We found that it was very important to identify the events during a job's lifecycle where topology scheduling decisions and actions needed to be taken. By making this analysis, it was straightforward to design architectural components which could deal with each event, thus encapsulating each step in a smaller, more focused module, which was easier to implement.
The component approach also allowed us to design an external scheduler to extend the LSF scheduling capability. This was a better approach than ``hard-coding'' the understanding of ccNUMA architecture into the LSF scheduler, since the architecture may change, and is specific to a particular hardware and operating system platform. The external scheduler also provides the beginnings of a framework by which the LSF scheduler could be easily modified to support arbitrary external scheduling algorithms (not just NUMA schedulers), much improving LSF's extensibility.
As expected, the use of cpusets for running jobs decreased the runtime variability of parallel tasks. Moreover, the combination of LSF with cpusets yielded an improvement of at least 50% on a simple throughput benchmark, and with some submission improvement (no sleeps), the benchmark ran only 10% longer than the ideal mix time.

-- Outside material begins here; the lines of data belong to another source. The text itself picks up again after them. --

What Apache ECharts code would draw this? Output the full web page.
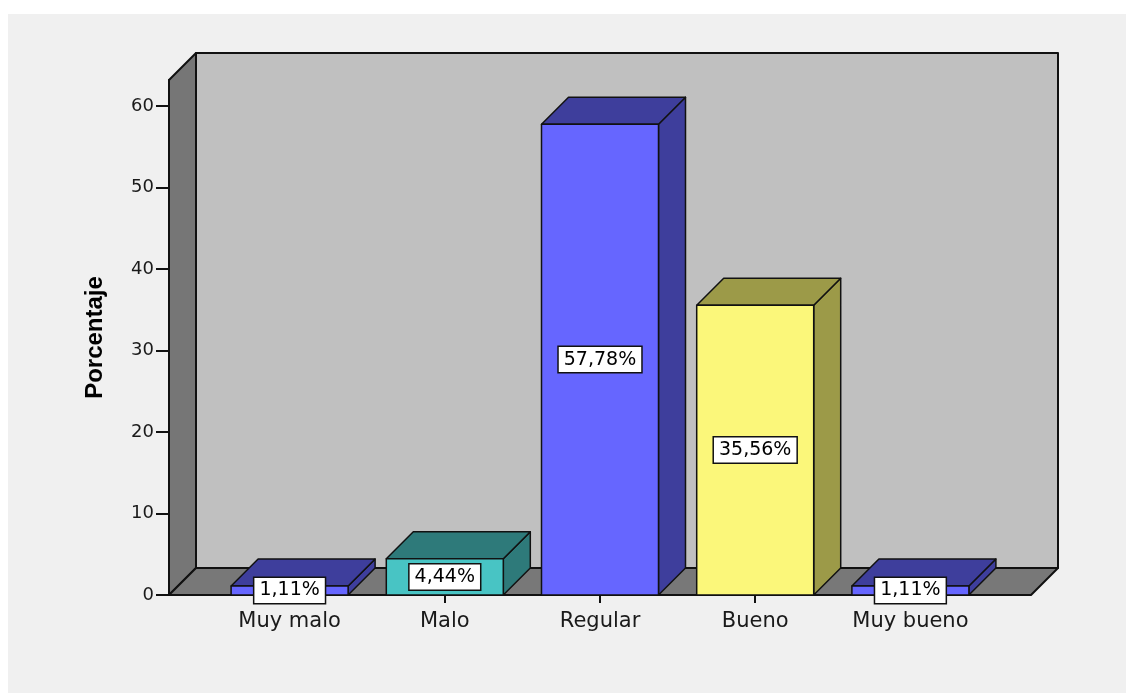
<!DOCTYPE html>
<html><head><meta charset="utf-8">
<script src="https://cdn.jsdelivr.net/npm/echarts@6/dist/echarts.min.js"></script>
<style>
html,body{margin:0;padding:0;background:#ffffff;}
#bg{position:absolute;left:8px;top:14px;width:1118px;height:679px;background:#f0f0f0;}
#c{position:absolute;left:0;top:0;width:1126px;height:693px;}
</style></head>
<body><div id="bg"></div><div id="c"></div>
<script>
const categories = ['Muy malo', 'Malo', 'Regular', 'Bueno', 'Muy bueno'];
const percentages = [1.11, 4.44, 57.78, 35.56, 1.11];
const valueLabels = ['1,11%', '4,44%', '57,78%', '35,56%', '1,11%'];
const yTicks = [0, 10, 20, 30, 40, 50, 60];
const yTitle = 'Porcentaje';

const frontColors = ['#6666ff', '#48c4c4', '#6666ff', '#fbf77a', '#6666ff'];
const shadeColors = ['#3e3e9c', '#2e7a7a', '#3e3e9c', '#9c9a48', '#3e3e9c'];

const DEPTH = 27;
const EXT = 43;
const edge = { stroke: '#111', lineWidth: 2, lineJoin: 'round' };

function renderWalls(params, api) {
  const cs = params.coordSys;
  const x0 = cs.x - EXT, x1 = cs.x + cs.width + EXT;
  const yT = cs.y, yB = cs.y + cs.height, D = DEPTH;
  return {
    type: 'group',
    children: [
      { type: 'rect', shape: { x: x0 + D, y: yT - D, width: x1 - x0, height: yB - yT },
        style: Object.assign({ fill: '#c0c0c0' }, edge) },
      { type: 'polygon', shape: { points: [[x0, yT], [x0 + D, yT - D], [x0 + D, yB - D], [x0, yB]] },
        style: Object.assign({ fill: '#767676' }, edge) },
      { type: 'polygon', shape: { points: [[x0, yB], [x1, yB], [x1 + D, yB - D], [x0 + D, yB - D]] },
        style: Object.assign({ fill: '#787878' }, edge) }
    ]
  };
}

function renderBar(params, api) {
  const i = api.value(0), v = api.value(1);
  const top = api.coord([i, v]);
  const base = api.coord([i, 0]);
  const hw = 58.5, D = DEPTH;
  const L = top[0] - hw, R = top[0] + hw, T = top[1], B = base[1];
  const st = { stroke: '#111', lineWidth: 1.5, lineJoin: 'round' };
  return {
    type: 'group',
    children: [
      { type: 'polygon', shape: { points: [[R, T], [R + D, T - D], [R + D, B - D], [R, B]] },
        style: Object.assign({ fill: shadeColors[i] }, st) },
      { type: 'polygon', shape: { points: [[L, T], [L + D, T - D], [R + D, T - D], [R, T]] },
        style: Object.assign({ fill: shadeColors[i] }, st) },
      { type: 'rect', shape: { x: L, y: T, width: R - L, height: B - T },
        style: Object.assign({ fill: frontColors[i] }, st) },
      { type: 'text', x: top[0], y: (T + B) / 2, z2: 10,
        style: { text: valueLabels[i], font: '19px "DejaVu Sans"', fill: '#000',
          align: 'center', verticalAlign: 'middle', backgroundColor: '#ffffff',
          borderColor: '#111', borderWidth: 1.5, padding: [3, 5] } }
    ]
  };
}

const chart = echarts.init(document.getElementById('c'), null, { renderer: 'canvas' });
chart.setOption({
  backgroundColor: 'transparent',
  animation: false,
  grid: { left: 212, right: 138, top: 80, bottom: 98, containLabel: false },
  xAxis: {
    type: 'category',
    data: categories,
    axisLine: { show: false },
    axisTick: { show: true, alignWithLabel: true, length: 8, lineStyle: { color: '#111', width: 2 } },
    axisLabel: { margin: 16, fontFamily: 'DejaVu Sans', fontSize: 21, color: '#1a1a1a', interval: 0 },
    splitLine: { show: false }
  },
  yAxis: {
    type: 'value',
    min: 0, max: 63.2, interval: 10,
    offset: EXT,
    name: yTitle,
    nameLocation: 'middle',
    nameGap: 62,
    nameTextStyle: { fontFamily: 'Liberation Sans', fontWeight: 'bold', fontSize: 24, color: '#000' },
    axisLine: { show: true, lineStyle: { color: '#111', width: 2 } },
    axisTick: { show: true, customValues: yTicks, length: 13, lineStyle: { color: '#111', width: 2 } },
    axisLabel: { customValues: yTicks, margin: 15, fontFamily: 'DejaVu Sans', fontSize: 18, color: '#1a1a1a' },
    splitLine: { show: false }
  },
  series: [
    { type: 'custom', z: 1, silent: true, clip: false, renderItem: renderWalls, data: [[0, 0]] },
    { type: 'custom', z: 2, silent: true, clip: false, renderItem: renderBar,
      data: categories.map((c, i) => [i, percentages[i]]) }
  ]
});
</script>
</body></html>
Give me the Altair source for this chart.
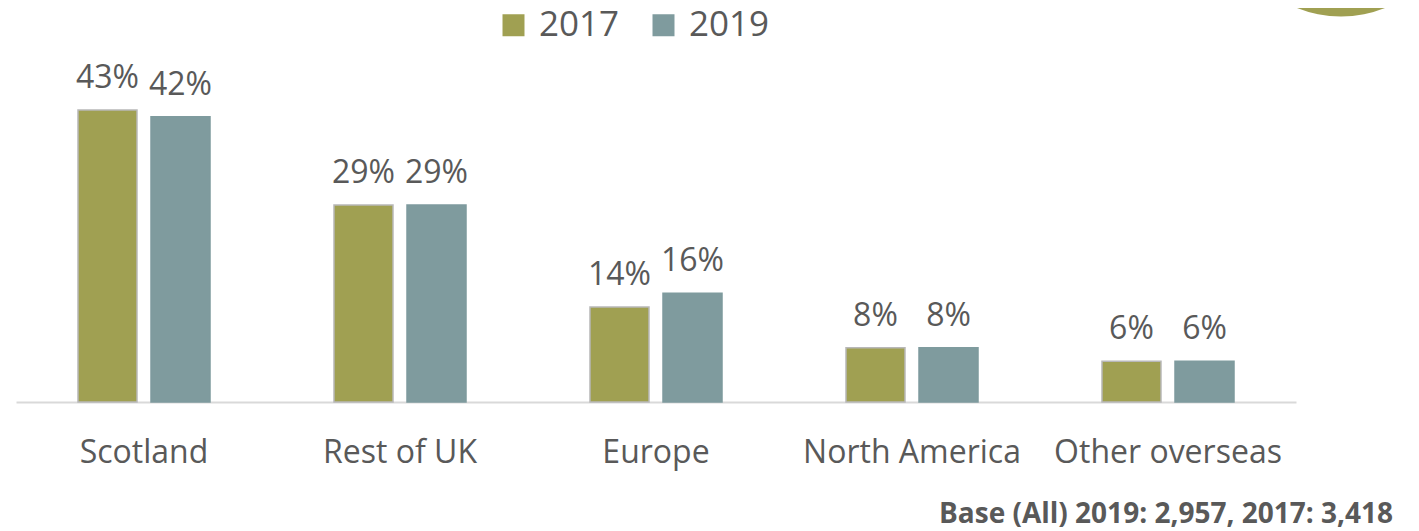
import altair as alt
import pandas as pd

categories = ["Scotland", "Rest of UK", "Europe", "North America", "Other overseas"]
years = ["2017", "2019"]
values_2017 = [43, 29, 14, 8, 6]
values_2019 = [42, 29, 16, 8, 6]
footnote = "Base (All) 2019: 2,957, 2017: 3,418"

rows = []
for c, a, b in zip(categories, values_2017, values_2019):
    rows.append({"Region": c, "Year": "2017", "Value": a, "Label": f"{a}%"})
    rows.append({"Region": c, "Year": "2019", "Value": b, "Label": f"{b}%"})
df = pd.DataFrame(rows)

FONT = "Open Sans"
GREY = "#595959"
OLIVE = "#A0A052"
TEAL = "#7F9B9E"

x_enc = alt.X("Region:N", sort=categories, title=None,
              scale=alt.Scale(paddingInner=0, paddingOuter=0),
              axis=alt.Axis(labelAngle=0, ticks=False, domainColor="#D9D9D9",
                            domainWidth=2, labelFont=FONT, labelFontSize=32,
                            labelColor=GREY, labelBaseline="alphabetic",
                            labelPadding=60, labelLimit=400, grid=False))
xoff = alt.XOffset("Year:N", sort=years,
                   scale=alt.Scale(paddingInner=0.1918, paddingOuter=0.849))
y_enc = alt.Y("Value:Q", scale=alt.Scale(domain=[0, 50]), axis=None)

bars = alt.Chart(df).mark_bar(strokeWidth=1.5, clip=False).encode(
    x=x_enc,
    xOffset=xoff,
    y=y_enc,
    color=alt.Color("Year:N", sort=years,
                    scale=alt.Scale(domain=years, range=[OLIVE, TEAL]),
                    legend=alt.Legend(title=None, orient="none", direction="horizontal",
                                      legendX=480, legendY=-55, symbolType="square",
                                      symbolSize=484, symbolStrokeWidth=0,
                                      labelFont=FONT, labelFontSize=35,
                                      labelColor=GREY, labelOffset=8,
                                      labelLimit=300,
                                      columnPadding=26, padding=0)),
    stroke=alt.Stroke("Year:N", sort=years,
                      scale=alt.Scale(domain=years, range=["#B8B8B8", TEAL]),
                      legend=None),
)

labels = alt.Chart(df).mark_text(font=FONT, fontSize=32, color=GREY,
                                 baseline="alphabetic", dy=-22).encode(
    x=alt.X("Region:N", sort=categories),
    xOffset=alt.XOffset("Year:N", sort=years),
    y=y_enc,
    text="Label:N",
)

foot = alt.Chart(pd.DataFrame({"t": [footnote]})).mark_text(
    font=FONT, fontSize=28, fontWeight="bold", color=GREY,
    align="right", baseline="alphabetic").encode(
    x=alt.value(1377), y=alt.value(460), text="t:N")

circle = alt.Chart(pd.DataFrame({"t": [1]})).mark_arc(
    color=OLIVE, opacity=1, radius=118, theta=0, theta2=6.2832).encode(
    x=alt.value(1325), y=alt.value(-164))

chart = alt.layer(circle, bars, labels, foot).properties(
    width=1280, height=339.5,
    padding={"left": 8, "top": 54.5, "right": 110, "bottom": 128},
    autosize=alt.AutoSizeParams(type="none"),
).configure(background="white", view=alt.ViewConfig(stroke=None))

chart.save("out.html", embed_options={"renderer": "svg", "actions": False})
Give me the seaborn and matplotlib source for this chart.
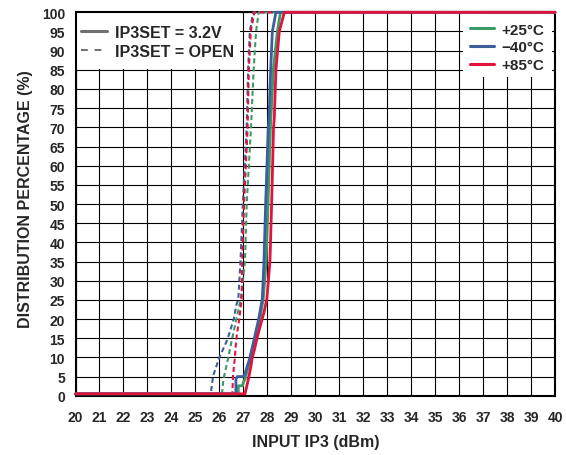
import matplotlib
matplotlib.use('Agg')
import matplotlib.pyplot as plt
from matplotlib.lines import Line2D
from matplotlib.patches import Rectangle
import seaborn as sns

# ── data ───────────────────────────────────────────────────
# IP3SET = 3.2V (solid)
x_m40_32 = [20, 26.69, 26.69, 26.75, 27.0, 27.07, 27.26, 27.46, 27.64, 27.79, 27.86, 27.93, 28.04, 28.07, 28.14, 28.21, 28.36, 40]
y_m40_32 = [0.5, 0.5, 4.3, 5.0, 5.0, 5.8, 9.6, 15, 20, 25.2, 35, 50, 70, 72.3, 85, 95, 100, 100]

x_p25_32 = [20, 26.79, 26.79, 26.97, 27.0, 27.07, 27.29, 27.5, 27.69, 27.83, 27.95, 28.03, 28.13, 28.25, 28.42, 28.55, 40]
y_p25_32 = [0.5, 0.5, 2.6, 2.6, 3.5, 4.3, 9.6, 15, 20, 25.2, 35, 50, 70, 85, 95, 100, 100]

x_p85_32 = [20, 27.07, 27.21, 27.32, 27.36, 27.47, 27.57, 27.71, 27.86, 27.98, 28.11, 28.18, 28.26, 28.29, 28.36, 28.5, 28.71, 40]
y_p85_32 = [0.5, 0.5, 4.3, 7.8, 9.6, 12.2, 15, 18.3, 21.7, 25.2, 35, 50, 70, 72.3, 85, 95, 100, 100]

# IP3SET = OPEN (dashed)
x_m40_op = [20, 25.64, 25.74, 26.0, 26.29, 26.43, 26.6, 26.71, 26.79, 26.88, 26.98, 27.14, 27.2, 27.27, 27.41, 40]
y_m40_op = [0.5, 0.5, 5.2, 10, 14, 16.5, 20, 23.7, 25.2, 35, 50, 70, 85, 95, 100, 100]

x_p25_op = [20, 26.11, 26.17, 26.36, 26.5, 26.71, 26.89, 27.07, 27.14, 27.32, 27.43, 27.53, 27.64, 40]
y_p25_op = [0.5, 0.5, 4.3, 9.6, 13.9, 20, 25.2, 35, 50, 70, 85, 95, 100, 100]

x_p85_op = [20, 26.54, 26.57, 26.64, 26.71, 26.83, 26.93, 26.95, 27.03, 27.18, 27.23, 27.31, 27.46, 40]
y_p85_op = [0.5, 0.5, 5.2, 9.6, 15, 20, 25.2, 35, 50, 70, 85, 95, 100, 100]

x_ticks = list(range(20, 41))
y_ticks = list(range(0, 101, 5))

GREEN = '#3a9a66'
BLUE = '#3d5e9e'
RED = '#e2123c'
GRAY = '#707070'

sns.set_style('white')
plt.rcParams['font.family'] = ['Liberation Sans', 'DejaVu Sans']
plt.rcParams['font.weight'] = 'bold'

fig = plt.figure(figsize=(5.66, 4.56), dpi=100)
ax = fig.add_axes([0.1334, 0.130, 0.8472, 0.8408])

series = [
    (x_m40_op, y_m40_op, BLUE, True),
    (x_p25_op, y_p25_op, GREEN, True),
    (x_p85_op, y_p85_op, RED, True),
    (x_p25_32, y_p25_32, GREEN, False),
    (x_m40_32, y_m40_32, BLUE, False),
    (x_p85_32, y_p85_32, RED, False),
]
for xs, ys, c, dashed in series:
    sns.lineplot(x=xs, y=ys, ax=ax, color=c, sort=False, estimator=None,
                 linewidth=1.5 if dashed else 2.0, legend=False)
    ln = ax.lines[-1]
    if dashed:
        ln.set_dashes((2.4, 1.5))
    ln.set_clip_on(False)
    ln.set_zorder(3)

ax.set_xlim(20, 40)
ax.set_ylim(0, 100)
ax.set_xticks(x_ticks)
ax.set_yticks(y_ticks)
ax.tick_params(axis='x', length=0, labelsize=10, pad=10)
ax.tick_params(axis='y', length=0, labelsize=10, pad=7.5)
for t in ax.get_xticklabels() + ax.get_yticklabels():
    t.set_fontweight('bold')
ax.grid(True, color='black', linewidth=0.8)
ax.set_axisbelow(True)
for s in ax.spines.values():
    s.set_color('black')
    s.set_linewidth(1.5)
    s.set_visible(True)

ax.set_xlabel('INPUT IP3 (dBm)', fontsize=11.5, fontweight='bold')
ax.xaxis.label.set_va('center')
ax.xaxis.set_label_coords(0.5, -0.12)
ax.set_ylabel('DISTRIBUTION PERCENTAGE (%)', fontsize=11.5, fontweight='bold')
ax.yaxis.label.set_va('center')
ax.yaxis.set_label_coords(-0.105, 0.515)

# white boxes behind the legends (hide the grid there)
ax.add_patch(Rectangle((0, 0.852), 0.343, 0.148, transform=ax.transAxes,
                       facecolor='white', edgecolor='none', zorder=1))
ax.add_patch(Rectangle((0.808, 0.831), 0.186, 0.169, transform=ax.transAxes,
                       facecolor='white', edgecolor='none', zorder=1))

# style legend
h1 = [Line2D([], [], color=GRAY, linewidth=2.2),
      Line2D([], [], color=GRAY, linewidth=1.4, dashes=(3.5, 3.5))]
leg1 = ax.legend(h1, ['IP3SET = 3.2V', 'IP3SET = OPEN'], loc='upper left',
                 bbox_to_anchor=(0.0115, 0.968), frameon=False,
                 borderaxespad=0, borderpad=0,
                 handlelength=1.65, handletextpad=0.5, labelspacing=0.25,
                 prop={'size': 11.5, 'weight': 'bold'})
leg1.set_zorder(5)
ax.add_artist(leg1)

# temperature legend
h2 = [Line2D([], [], color=GREEN, linewidth=2.2),
      Line2D([], [], color=BLUE, linewidth=2.2),
      Line2D([], [], color=RED, linewidth=2.2)]
leg2 = ax.legend(h2, ['+25°C', '\u221240°C', '+85°C'], loc='upper right',
                 bbox_to_anchor=(0.977, 0.973), frameon=False,
                 borderaxespad=0, borderpad=0,
                 handlelength=1.6, handletextpad=0.45, labelspacing=0.25,
                 prop={'size': 11, 'weight': 'bold'})
leg2.set_zorder(5)

fig.savefig('out.png', dpi=100)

Finally, it is interesting to note the verification of some past LSF architectural improvements. The bpost/bread mechanism was introduced in LSF 4.0 in order to facilitate the integration of LSF with third-party software packages. By making use of this mechanism within the implementation of the external scheduler, we have verified the utility of the bpost/bread functionality, and set an example for how this functionality can be used.